Pounded into form with blunt repetition that’s usually reserved for making horseshoes, Southpaw is an early potential awards contender that’s trained under the best. From Rocky, it’s picked up the hardscrabble fight of an inner city underdog; from Raging Bull, a temper that burns hot enough to self-immolate. What Southpaw fails to showcase is any technique in its skillset worth calling its own. Every move is one that’s been practiced and perfected countless times already by other entrants in a crowded genre, with Southpaw boiling the sweet sciences of boxing and sports drama down to their crudest formula.
Resembling a scarecrow less than a year ago for Nightcrawler, a now marble-cut Jake Gyllenhaal stars as prizefighter and undefeated light heavyweight champion Billy Hope.

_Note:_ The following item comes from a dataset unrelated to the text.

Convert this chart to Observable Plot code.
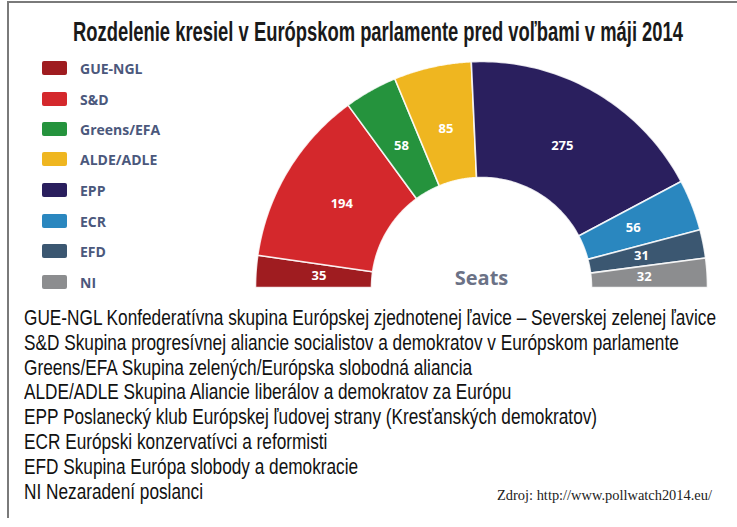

Like his entourage and wife, Maureen (Rachel McAdams), Billy grew up on the streets of New York a ward of the state. Unloved and violent as a youth, adored and more productively violent as a pugilist, Billy’s 43rd straight victory that opens the film gets Southpaw started out on comfortable footing. The fight, as directed by the prolific of late Antoine Fuqua (Training Day), captures the electric timbre and bloody escalation one associates with big screen boxing, not most pay-per-views.
The opening scenes work Southpaw’s fundamentals, effectively establishing Billy’s aggressive fighting style, contented family life, and easily summoned anger. Among Billy’s many body tattoos (which suggest he might be the bastard son of Ed Hardy) are the words “Father” and “Fighter,” one adorning each arm. The ink tells you everything about the brushstroke size Fuqua is painting with that Billy’s last name might leave unclear. But there are small moments early on that feint at something more. Quiet scenes of Billy taping up his gloves, sharing victory in private with Maureen, or dealing with the ache of a 10-round hangover give the impression that Southpaw might pull from outside the usual playbook.
Fuqua has elevated brawn-over-brain material as recently as The Equalizer, but hope he can do the same for Southpaw fades quickly. Friction between Billy and a new title contender (Miguel Gomez) leads to a burst of entourage-on-entourage violence at a charity event, the result being Maureen’s tragic death in Billy’s arms. Once McAdams exits the picture, so too does Southpaw’s interest in aspiring to be anything other than a beat for beat, pound for pound exercise in sports redemption cliché.
The pedigree of Southpaw makes it a movie that relies heavily on intensity, not originality. Rather than trying to duck genre conventions, the script, from Sons of Anarchy creator Kurt Sutter, works like a fracking operation: blood, sweat, and tears flow in, misery burbles out. Once Billy loses his wife, the money, friends, and title belt soon follow. Even when his daughter, Leila (Oona Laurence) is taken into protective custody, Billy is still a couple sub-basements away from rock bottom. Southpaw abuses its protagonist like a muscle, wearing him down scene after scene under the assumption that this will make his eventual rehabilitation more powerful.
The problem is that Southpaw is all impact and no follow through. Characters only exist to reiterate what a bum Billy is for the first hour, then function as plot props for his comeback in the second. You know exactly what Forest Whitaker’s role will be the moment he’s introduced as Billy’s pickled former-trainer, just as you know that any contract-waving, bejeweled manager is never to be trusted.
The accidental meta-humor of Curtis “50 Cent” Jackson playing the latter as a successful business mogul is the closest thing Southpaw develops to a light touch. Fuqua and Sutter prove unfortunate enablers for one another’s grittier impulses. Heavy use of close-ups does better by some impressive makeup work than the performers, with a rare master shot of Billy sitting down with a social worker (Naomie Harris, wasted like much of the supporting cast) hitting you with the surprise of a sucker punch. The energy of the camera and drama make a botch of scenes both big and small, with Maureen’s death winding up as overwrought and frenetic as a simple shot of her coffin.
It’s bad enough that the script lacks for subtlety, with Southpaw reaching new lows for commentator play-by-play telling you the subtext –literally, a commentator at one point says, “There’s a lot of subtext to this fight,” before listing off the emotions at play in Billy’s final, arc-completing match. But what could have been a saving grace in Gyllenhaal turns out to be just another victim of Southpaw’s hammers-only toolkit. A Balboa-class dunce with none of the charm, Billy’s overriding rage makes him a frustrating and shallow character for Gyllenhaal, who’s restricted to working a single emotion each scene like a punching bag. Southpaw hopes the combined force of will exhibited by its marquee trio will knock you out, but they’re just beating a dead awards horse.